■ TASK STATEMENT: Below is some material; set it all down exactly, apart from the pictures.

■ PROVIDED DATA:
——

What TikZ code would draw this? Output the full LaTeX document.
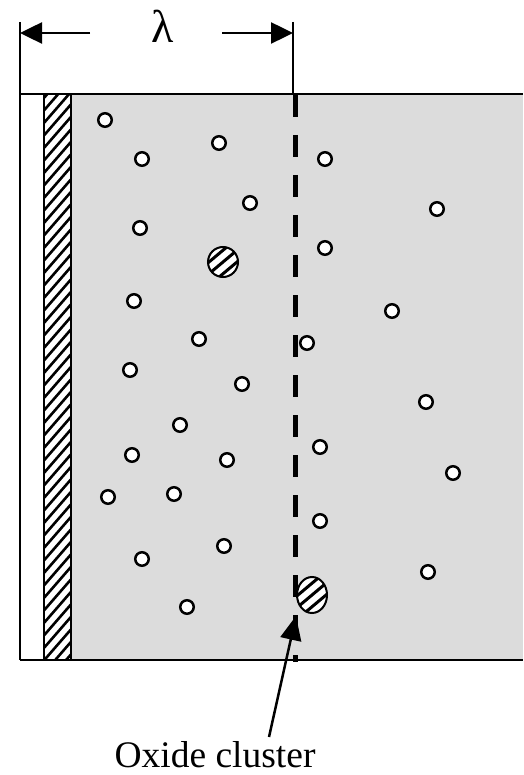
\documentclass[tikz,border=0pt]{standalone}
\usepackage{fontspec}
\setmainfont{Liberation Serif}
\usetikzlibrary{arrows.meta}
\definecolor{matrixgray}{HTML}{DCDCDC}
\begin{document}
\begin{tikzpicture}[x=1pt,y=-1pt,
  pore/.style={circle,draw,fill=white,line width=2.5pt,minimum size=13.5pt,inner sep=0pt},
  border/.style={line width=2.5pt},
  dimarrow/.style={line width=2.5pt,-{Triangle[length=22pt,width=21pt]}},
  barrier/.style={line width=5pt,dash pattern=on 22pt off 18pt},
  hatchline/.style={line width=3pt},
  striphatch/.style={line width=2.6pt}]
\useasboundingbox (0,0) rectangle (523,775);
% matrix region
\fill[matrixgray] (71,94) rectangle (523,660);
% hatched strip
\begin{scope}
  \clip (44,94) rectangle (71,660);
  \foreach \i in {0,...,60} \draw[striphatch] (40,{90+\i*12.5}) -- ++(40,-46);
\end{scope}
\draw[line width=2pt] (44,94) -- (44,660);
\draw[line width=2pt] (71,94) -- (71,660);
% outline
\draw[border] (20,22) -- (20,660);
\draw[border] (20,94) -- (523,94);
\draw[border] (20,660) -- (523,660);
\draw[border] (293,22) -- (293,94);
% dimension
\node[font=\fontsize{46}{50}\selectfont] (lam) at (163,26) {λ};
\coordinate (lend) at (20,33);
\coordinate (rend) at (293,33);
\coordinate (lstart) at (90,33);
\coordinate (rstart) at (222,33);
\draw[dimarrow] (lstart) -- (lend);
\draw[dimarrow] (rstart) -- (rend);
% pores
\foreach \x/\y [count=\n] in {105/120,142/159,219/143,325/159,250/203,437/209,140/228,325/248,
  134/301,392/311,199/339,307/343,130/370,242/384,426/402,180/425,320/447,132/455,227/460,
  453/473,108/497,174/494,320/521,142/559,224/546,428/572,187/607}
  \node[pore] (p\n) at (\x,\y) {};
% big oxide cluster
\coordinate (blobA) at (223,262);
\begin{scope}
  \clip (blobA) circle [radius=15];
  \fill[white] (blobA) circle [radius=15];
  \foreach \k in {-3,...,3} \draw[hatchline] ({223+\k*5.8-25},{262+\k*6.9+21}) -- ++(50,-42);
\end{scope}
\draw[line width=2pt] (blobA) circle [radius=15];
% dashed interface
\coordinate (dtop) at (295,95);
\coordinate (dbot) at (295,662);
\draw[barrier] (dtop) -- (dbot);
% cluster on interface
\coordinate (blobB) at (312,595);
\begin{scope}
  \clip (blobB) ellipse [x radius=15, y radius=18];
  \fill[white] (blobB) ellipse [x radius=15, y radius=18];
  \foreach \k in {-3,...,3} \draw[hatchline] ({312+\k*5.8-25},{595+\k*6.9+21}) -- ++(50,-42);
\end{scope}
\draw[line width=2pt] (blobB) ellipse [x radius=15, y radius=18];
% label
\node[font=\fontsize{37.5}{42}\selectfont, anchor=base] (oxlabel) at (215,767) {Oxide cluster};
\coordinate (oxtail) at (269,737);
\coordinate (oxtip) at (296,616);
\draw[line width=2.5pt,-{Triangle[length=24pt,width=21pt]}] (oxtail) -- (oxtip);
\end{tikzpicture}
\end{document}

——

■ THE ANSWER:
What TikZ code would draw this? Output the full LaTeX document.
\documentclass[tikz,border=0pt]{standalone}
\usepackage{fontspec}
\setmainfont{Liberation Serif}
\usetikzlibrary{arrows.meta}
\definecolor{matrixgray}{HTML}{DCDCDC}
\begin{document}
\begin{tikzpicture}[x=1pt,y=-1pt,
  pore/.style={circle,draw,fill=white,line width=2.5pt,minimum size=13.5pt,inner sep=0pt},
  border/.style={line width=2.5pt},
  dimarrow/.style={line width=2.5pt,-{Triangle[length=22pt,width=21pt]}},
  barrier/.style={line width=5pt,dash pattern=on 22pt off 18pt},
  hatchline/.style={line width=3pt},
  striphatch/.style={line width=2.6pt}]
\useasboundingbox (0,0) rectangle (523,775);
% matrix region
\fill[matrixgray] (71,94) rectangle (523,660);
% hatched strip
\begin{scope}
  \clip (44,94) rectangle (71,660);
  \foreach \i in {0,...,60} \draw[striphatch] (40,{90+\i*12.5}) -- ++(40,-46);
\end{scope}
\draw[line width=2pt] (44,94) -- (44,660);
\draw[line width=2pt] (71,94) -- (71,660);
% outline
\draw[border] (20,22) -- (20,660);
\draw[border] (20,94) -- (523,94);
\draw[border] (20,660) -- (523,660);
\draw[border] (293,22) -- (293,94);
% dimension
\node[font=\fontsize{46}{50}\selectfont] (lam) at (163,26) {λ};
\coordinate (lend) at (20,33);
\coordinate (rend) at (293,33);
\coordinate (lstart) at (90,33);
\coordinate (rstart) at (222,33);
\draw[dimarrow] (lstart) -- (lend);
\draw[dimarrow] (rstart) -- (rend);
% pores
\foreach \x/\y [count=\n] in {105/120,142/159,219/143,325/159,250/203,437/209,140/228,325/248,
  134/301,392/311,199/339,307/343,130/370,242/384,426/402,180/425,320/447,132/455,227/460,
  453/473,108/497,174/494,320/521,142/559,224/546,428/572,187/607}
  \node[pore] (p\n) at (\x,\y) {};
% big oxide cluster
\coordinate (blobA) at (223,262);
\begin{scope}
  \clip (blobA) circle [radius=15];
  \fill[white] (blobA) circle [radius=15];
  \foreach \k in {-3,...,3} \draw[hatchline] ({223+\k*5.8-25},{262+\k*6.9+21}) -- ++(50,-42);
\end{scope}
\draw[line width=2pt] (blobA) circle [radius=15];
% dashed interface
\coordinate (dtop) at (295,95);
\coordinate (dbot) at (295,662);
\draw[barrier] (dtop) -- (dbot);
% cluster on interface
\coordinate (blobB) at (312,595);
\begin{scope}
  \clip (blobB) ellipse [x radius=15, y radius=18];
  \fill[white] (blobB) ellipse [x radius=15, y radius=18];
  \foreach \k in {-3,...,3} \draw[hatchline] ({312+\k*5.8-25},{595+\k*6.9+21}) -- ++(50,-42);
\end{scope}
\draw[line width=2pt] (blobB) ellipse [x radius=15, y radius=18];
% label
\node[font=\fontsize{37.5}{42}\selectfont, anchor=base] (oxlabel) at (215,767) {Oxide cluster};
\coordinate (oxtail) at (269,737);
\coordinate (oxtip) at (296,616);
\draw[line width=2.5pt,-{Triangle[length=24pt,width=21pt]}] (oxtail) -- (oxtip);
\end{tikzpicture}
\end{document}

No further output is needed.